The U.S. Government isn’t too happy about efforts by Silicon Valley to enable device encryption, which keeps user data protected and out of the reach of law enforcement agencies. FBI Director James Comey abhors smartphone encryption, and has come out against it on numerous occasions.

“The notion that people have devices, again, that with court orders, based on a showing of probable cause in a case involving kidnapping or child exploitation or terrorism, we could never open that phone? My sense is that we've gone too far when we've gone there,” said Comey in 2014. “As a country, I don't know why we would want to put people beyond the law.”

If you ask AT&T CEO Randall Stephenson about the issue, he’d tell you that Silicon Valley is barking up the wrong tree when it comes to fighting back against the government on encryption. “I don’t think it is Silicon Valley’s decision to make about whether encryption is the right thing to do,” said Stephenson when speaking this week at the World Economic Forum. “I understand Tim Cook’s decision, but I don’t think it’s his decision to make.”

randall stephenson
AT&T CEO Randall Stephenson

Stephenson went on to add that “I personally think that this is an issue that should be decided by the American people and Congress, not by companies.”

Apple CEO Tim Cook, who Stephenson called out by name, has been an outspoken critic of the U.S. Government’s wish to weaken device encryption under the guise of fighting terrorism and other heinous crimes. "Here's the situation is on your smartphone today, on your iPhone, there's likely health information, there's financial information,” said Cook in an interview with CBS’ 60 Minutes in December. “There are intimate conversations with your family, or your co-workers.
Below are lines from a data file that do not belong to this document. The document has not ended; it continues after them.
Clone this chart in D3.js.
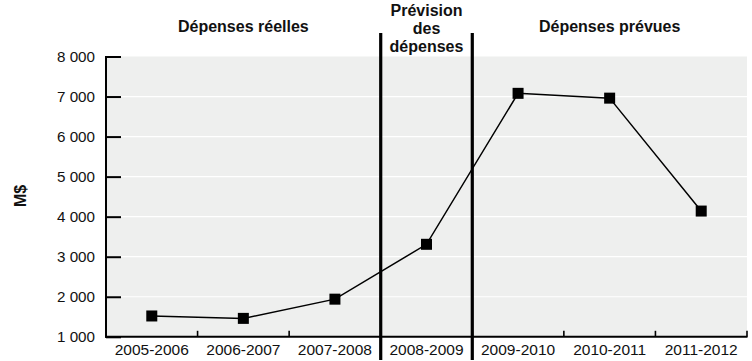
<!DOCTYPE html>
<html><head><meta charset="utf-8">
<script src="https://cdn.jsdelivr.net/npm/d3@7"></script>
<style>body{margin:0;background:#fff;} svg{display:block;font-family:"Liberation Sans",Arial,Helvetica,sans-serif;}</style>
</head><body>
<script>
const categories = ["2005-2006","2006-2007","2007-2008","2008-2009","2009-2010","2010-2011","2011-2012"];
const values = [1520, 1460, 1940, 3310, 7080, 6960, 4140];
const yTicks = [1000,2000,3000,4000,5000,6000,7000,8000];
const sectionLabels = [["Dépenses réelles"],["Prévision","des","dépenses"],["Dépenses prévues"]];
const sectionRanges = [[0,2],[3,3],[4,6]];

const W=752,H=361;
const svg=d3.select("body").append("svg").attr("width",W).attr("height",H);
const x0=106,x1=747,yTop=56.5,yBot=336.8;
const x=d3.scaleBand().domain(categories).range([x0,x1]);
const y=d3.scaleLinear().domain([1000,8000]).range([yBot,yTop]);

svg.append("rect").attr("x",x0).attr("y",yTop).attr("width",x1-x0).attr("height",yBot-yTop).attr("fill","#eeefee");
// gridlines
svg.selectAll(".grid").data(yTicks.filter(d=>d>1000&&d<8000)).enter().append("line")
 .attr("x1",x0).attr("x2",x1).attr("y1",d=>y(d)).attr("y2",d=>y(d)).attr("stroke","#fff").attr("stroke-width",1.2);

// left axis
const fmt=d=>d3.format(",")(d).replace(/,/g," ");
const ya=svg.append("g").attr("transform",`translate(${x0},0)`)
 .call(d3.axisRight(y).tickValues(yTicks).tickSize(15).tickFormat(""));
ya.select(".domain").remove();
ya.selectAll("line").attr("stroke","#000").attr("stroke-width",2);
svg.append("line").attr("x1",x0).attr("x2",x0).attr("y1",yTop-0.5).attr("y2",yBot+1).attr("stroke","#000").attr("stroke-width",2);
svg.selectAll(".yl").data(yTicks).enter().append("text")
 .attr("x",95).attr("y",d=>y(d)+5.5).attr("text-anchor","end").attr("font-size",15.2).attr("fill","#111").text(fmt);

// bottom axis
svg.append("line").attr("x1",x0-1).attr("x2",x1+0.5).attr("y1",yBot).attr("y2",yBot).attr("stroke","#000").attr("stroke-width",2);
const bounds=categories.map((c,i)=>x(c)).concat([x1]).slice(1);
svg.selectAll(".xt").data(bounds).enter().append("line")
 .attr("x1",d=>d).attr("x2",d=>d).attr("y1",yBot).attr("y2",yBot-6).attr("stroke","#000").attr("stroke-width",1.6);
svg.selectAll(".xl").data(categories).enter().append("text")
 .attr("x",d=>x(d)+x.bandwidth()/2).attr("y",355).attr("text-anchor","middle").attr("font-size",15.5).attr("fill","#111").text(d=>d);

// section dividers
[3,4].forEach(i=>{
  const xx=x(categories[i]);
  svg.append("line").attr("x1",xx).attr("x2",xx).attr("y1",33).attr("y2",360).attr("stroke","#000").attr("stroke-width",3.2);
});

// section headers
sectionLabels.forEach((lines,k)=>{
  const r=sectionRanges[k];
  const cx=(x(categories[r[0]])+x(categories[r[1]])+x.bandwidth())/2;
  const startY = lines.length===1?32:16;
  lines.forEach((t,j)=>{
    svg.append("text").attr("x",cx).attr("y",startY+j*18).attr("text-anchor","middle")
     .attr("font-size",16).attr("font-weight","bold").attr("fill","#111").text(t);
  });
});

// y label
svg.append("text").attr("transform","translate(26,196) rotate(-90)").attr("text-anchor","middle")
 .attr("font-size",16).attr("font-weight","bold").attr("fill","#111").text("M$");

// line + markers
const cxf=(d,i)=>x(categories[i])+x.bandwidth()/2;
svg.append("path").datum(values).attr("fill","none").attr("stroke","#000").attr("stroke-width",1.5)
 .attr("d",d3.line().x(cxf).y(d=>y(d)));
svg.selectAll(".pt").data(values).enter().append("rect")
 .attr("x",(d,i)=>cxf(d,i)-5.5).attr("y",d=>y(d)-5.5).attr("width",11).attr("height",11).attr("fill","#000");
</script>
</body></html>
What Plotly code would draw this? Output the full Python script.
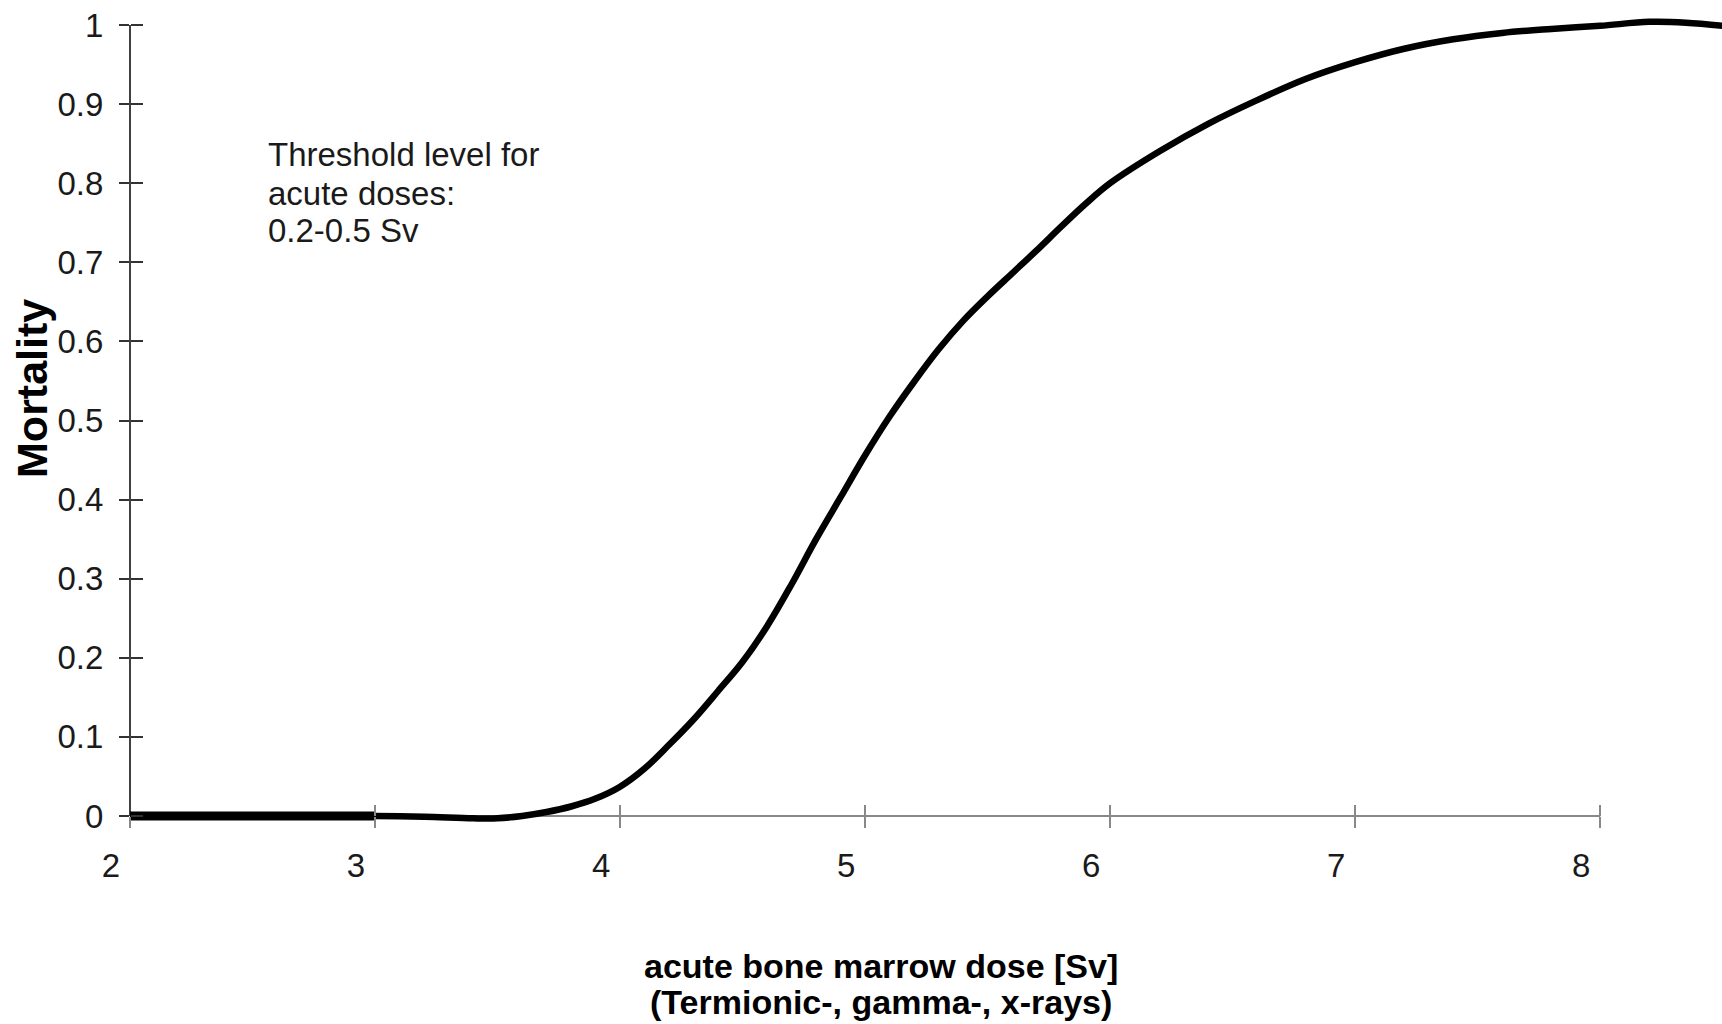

There's probably business secrets and you should have the ability to protect it. And the only way we know how to do that, is to encrypt it."

On the subject of backdoor access for law enforcement, Cook has dismissed the idea, stating, “The reality is if you put a back door in, that back door's for everybody, for good guys and bad guys."

Fighting back against similar measures in the United Kington, an Apple representative reiterated Cook’s comments on backdoors, adding, “A key left under the doormat would not just be there for the good guys. The bad guys would find it too.”

Stephenson also took issue with the notion that AT&T is somehow complicit or a willing partner in insuring that the government gains access to its customer database or gives the government extreme powers to use its network for snooping purposes.

“It is silliness to say there’s some kind of conspiracy between the U.S. government and AT&T,” said Stephenson, who continued, adding that his company only complies with government demands after is had received a court order or warrant.